I've been reading about the ...
Question: I've been reading about the movie Bubble being the first film ever released simultaneously on TV, in movie theaters and on DVD. I don't know why, but I keep thinking some other movie already did that. Do you know if it really was the very first?
Answer: Steven Soderbergh's Bubble (2006) was definitely the first to come to theaters, cable and DVD at virtually the same time — it was shown on HDNet cable on the same Friday it opened in theaters, although it actually came to DVD four days later, because Tuesday is the standard day of the week DVDs (and videos before them) go on sale in stores. But there are a couple of precedents. Back in the 1983 — before DVD was so much as a technological twinkle in anyone's eye and the home-video market barely existed — Universal (a company that had been heavily invested in television since the '60s) tried a similar experiment with The Pirates of Penzance.
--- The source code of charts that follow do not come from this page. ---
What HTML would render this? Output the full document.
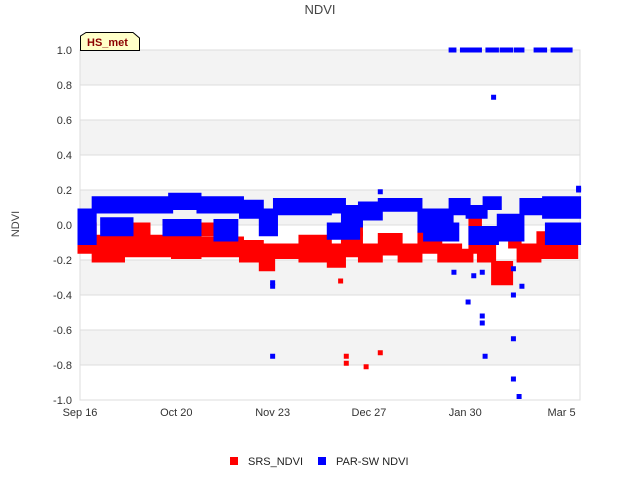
<!DOCTYPE html>
<html><head><meta charset="utf-8"><style>
body{margin:0;background:#fff;font-family:"Liberation Sans",sans-serif}
svg text{font-family:"Liberation Sans",sans-serif}
</style></head><body>
<svg id="chart" width="640" height="480">
<text x="320" y="14" text-anchor="middle" font-size="13" fill="#444">NDVI</text>
<text transform="translate(19,224) rotate(-90)" text-anchor="middle" font-size="11" fill="#444">NDVI</text>
<g id="bands"></g><g id="grid"></g>
<rect x="80" y="50" width="500" height="350" fill="none" stroke="#ddd"/>
<g id="yticks"></g><g id="xticks"></g><g id="marks"></g>
<g>
<path d="M80.5,50.5 V36 L86,32.5 H133 L139.5,38 V50.5 Z" fill="#ffffc8" stroke="#000"/>
<text x="87" y="46" font-size="11" font-weight="bold" fill="#8b0000">HS_met</text>
</g>
<g>
<rect x="230" y="457" width="8" height="8" fill="#f00"/>
<text x="248" y="465" font-size="11" fill="#222">SRS_NDVI</text>
<rect x="318" y="457" width="8" height="8" fill="#00f"/>
<text x="336" y="465" font-size="11" fill="#222">PAR-SW NDVI</text>
</g>
</svg>
<script>
// days since Sep 16
var xTickLabels=["Sep 16","Oct 20","Nov 23","Dec 27","Jan 30","Mar 5"];
var xTickDays=[0,34,68,102,136,170];
var yTicks=[1.0,0.8,0.6,0.4,0.2,0.0,-0.2,-0.4,-0.6,-0.8,-1.0];
var srsStart=[0,5,15,33,42,57,64,68,78,88,93,99,106,113,120,127,134,138,141,146,152,155,162,169, 18,40,94];
var srsEnd=[5,15,33,42,57,64,68,78,88,93,99,106,113,120,127,134,138,141,146,152,155,162,169,175, 24,48,99];
var srsLo=[-0.15,-0.2,-0.17,-0.18,-0.17,-0.2,-0.25,-0.18,-0.2,-0.23,-0.17,-0.2,-0.16,-0.2,-0.15,-0.2,-0.2,-0.15,-0.2,-0.33,-0.12,-0.2,-0.18,-0.18, -0.05,-0.05,-0.05];
var srsHi=[0.0,-0.07,-0.07,-0.07,-0.08,-0.1,-0.12,-0.12,-0.07,-0.12,-0.05,-0.12,-0.06,-0.12,-0.05,-0.12,-0.15,0.05,-0.08,-0.22,-0.05,-0.12,-0.05,-0.07, 0.0,0.0,0.0];
var srsOutDay=[94,94,101,106,92];
var srsOut=[-0.79,-0.75,-0.81,-0.73,-0.32];
var parStart=[0,5,32,42,57,64,69,88,93,99,106,120,131,137,143,148,156,164, 8,30,48,88,122,138,165];
var parEnd=[5,32,42,57,64,69,88,93,99,106,120,131,137,143,148,156,164,176, 18,42,55,98,133,147,176];
var parLo=[-0.1,0.08,0.1,0.08,0.05,-0.05,0.07,0.08,0.0,0.04,0.09,-0.03,0.07,0.05,0.1,-0.08,0.07,0.05, -0.05,-0.05,-0.08,-0.07,-0.08,-0.1,-0.1];
var parHi=[0.08,0.15,0.17,0.15,0.13,0.08,0.14,0.14,0.1,0.12,0.14,0.08,0.14,0.1,0.15,0.05,0.14,0.15, 0.03,0.02,0.02,0.0,0.0,-0.02,0.0];
var parOutDay=[68,68,68,106,132,137,139,142,142,142,143,146,153,153,153,155,156,153,176,176];
var parOut=[-0.33,-0.35,-0.75,0.19,-0.27,-0.44,-0.29,-0.52,-0.56,-0.27,-0.75,0.73,-0.4,-0.65,-0.88,-0.98,-0.35,-0.25,0.2,0.21];
var parTopDay=[131,132,135,136,137,138,139,140,141,144,145,146,147,149,150,151,152,154,155,156,161,162,163,164,167,168,169,170,171,172,173];
var parTop=[1,1,1,1,1,1,1,1,1,1,1,1,1,1,1,1,1,1,1,1,1,1,1,1,1,1,1,1,1,1,1];

var NS="http://www.w3.org/2000/svg";
function X(d){return 80+d*500/176.5;}
function Y(v){return 225-v*175;}
function el(t,a,p){var e=document.createElementNS(NS,t);for(var k in a)e.setAttribute(k,a[k]);document.getElementById(p).appendChild(e);return e;}
for(var i=0;i<yTicks.length-1;i++){
  if(i%2==0){var b=el("rect",{x:80,y:Y(yTicks[i]),width:500,height:Y(yTicks[i+1])-Y(yTicks[i]),fill:"#f3f3f3"},"bands");
  
  }
}
yTicks.forEach(function(v){
  var l=el("line",{x1:80,x2:580,y1:Y(v),y2:Y(v),stroke:"#ddd"},"grid");
  
  
  var t=el("text",{x:72,y:Y(v)+4,"text-anchor":"end","font-size":11,fill:"#333"},"yticks");
  t.textContent=v.toFixed(1);
  
  
});
xTickDays.forEach(function(d,i){
  var t=el("text",{x:X(d),y:416,"text-anchor":"middle","font-size":11,fill:"#333"},"xticks");
  t.textContent=xTickLabels[i];
  
  
});
function ranges(s,e,lo,hi,c,nm){
  for(var i=0;i<s.length;i++){
    var r=el("rect",{x:X(s[i])-2.5,y:Y(hi[i])-2.5,width:X(e[i])-X(s[i])+5,height:Y(lo[i])-Y(hi[i])+5,fill:c},"marks");
    
    
  }
}
function pts(d,v,c,nm){
  for(var i=0;i<d.length;i++){
    var r=el("rect",{x:X(d[i])-2.5,y:Y(v[i])-2.5,width:5,height:5,fill:c},"marks");
    
    
  }
}
ranges(srsStart,srsEnd,srsLo,srsHi,"#f00","srs-ndvi-points");
pts(srsOutDay,srsOut,"#f00","srs-ndvi-point");
ranges(parStart,parEnd,parLo,parHi,"#00f","par-sw-ndvi-points");
pts(parOutDay,parOut,"#00f","par-sw-ndvi-point");
pts(parTopDay,parTop,"#00f","par-sw-ndvi-point");
</script>
</body></html>
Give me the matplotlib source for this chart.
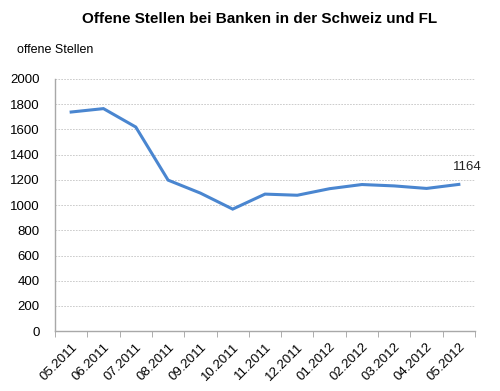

It didn't go especially well: Theater owners, who had been running scared from TV since the '50s, launched a boycott when they got wind that the film was going to show on pay cable in Los Angeles during its theatrical release. The result was that Universal was only able to book Pirates into 92 theaters. And earlier still, Sir Laurence Olivier's Richard III (1955) aired on NBC the same day it had its U.S. theatrical premiere; it had already played theaters in England.